I often use silver steel (our local Cromwell tools is the cheapest in this area) for tool making... cheap chinese chisels are a good source for expeimenting with shapes for scapers... if it works then you can consider making one from good quality steel...

measuement... not the overall width, it's the width of the flute...


----------



## Taffy Turner (12 Jan 2007)

RobertMP":1nbpso9r said:


> Should have asked the guy what species woods he gave me.



It looks very much like London Plane to me - AKA Lacewood because of the figure.

Plane is very easy to turn IMHO, and also easy to obtain for free - watch out for the council pruning any trees growing on city streets, or in urban parks, as these are very often Plane trees, as they are very resistant to pollution. Actually, given how windy it has been lately, there should be plenty of free timber lying around - just remember to ask permission first.

Regards

Gary


----------



## RobertMP (12 Jan 2007)

oldsoke":1qsqw8af said:


> cheap chinese chisels are a good source for expeimenting with shapes for scapers... if it works then you can consider making one from good quality steel...



So a 'scraper' is what I was doing with the end of an 18" file - not a whippy bit of sheet steel? Time to get a book I think


----------



## Anonymous (12 Jan 2007)

Yes!... very different from a cabinet maker's scraper!!

Check out turning tool makers' sites (link to Ahsley Iles on my site) for pix and descriptions...


----------



## RobertMP (12 Jan 2007)

If someone should stumble into this thread in the next two hours - could you tell me if this is worth a punt? All a bit vague so a gamble in any case I guess.

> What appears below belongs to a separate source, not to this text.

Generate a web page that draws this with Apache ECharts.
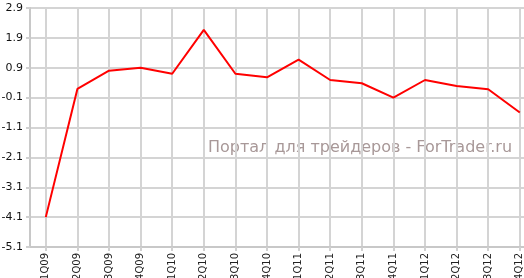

http://cgi.ebay.co.uk/ws/eBayISAPI.dll?ViewItem&item=250070279097&ssPageName=ADME:B:WNA:UK:12


Thanks.


----------



## NickWelford (12 Jan 2007)

They look pretty good - could well be a number of Robert Sorby chisels there - retail £25 upwards - I would go for it, but set a limit of 100 maybe.


----------



## RobertMP (12 Jan 2007)

Thanks. I was thinking 100 maybe 110. I'm the kind that waits for the last 15 seconds so I've got a couple of hours to think about it


----------



## RobertMP (12 Jan 2007)

Looks like I'll be leaving that one based on how the bidding is going.


----------



## RobertMP (12 Jan 2007)

Looked again and the brand seemed to be 'home of woodworking' of which I can find no trace so let it go.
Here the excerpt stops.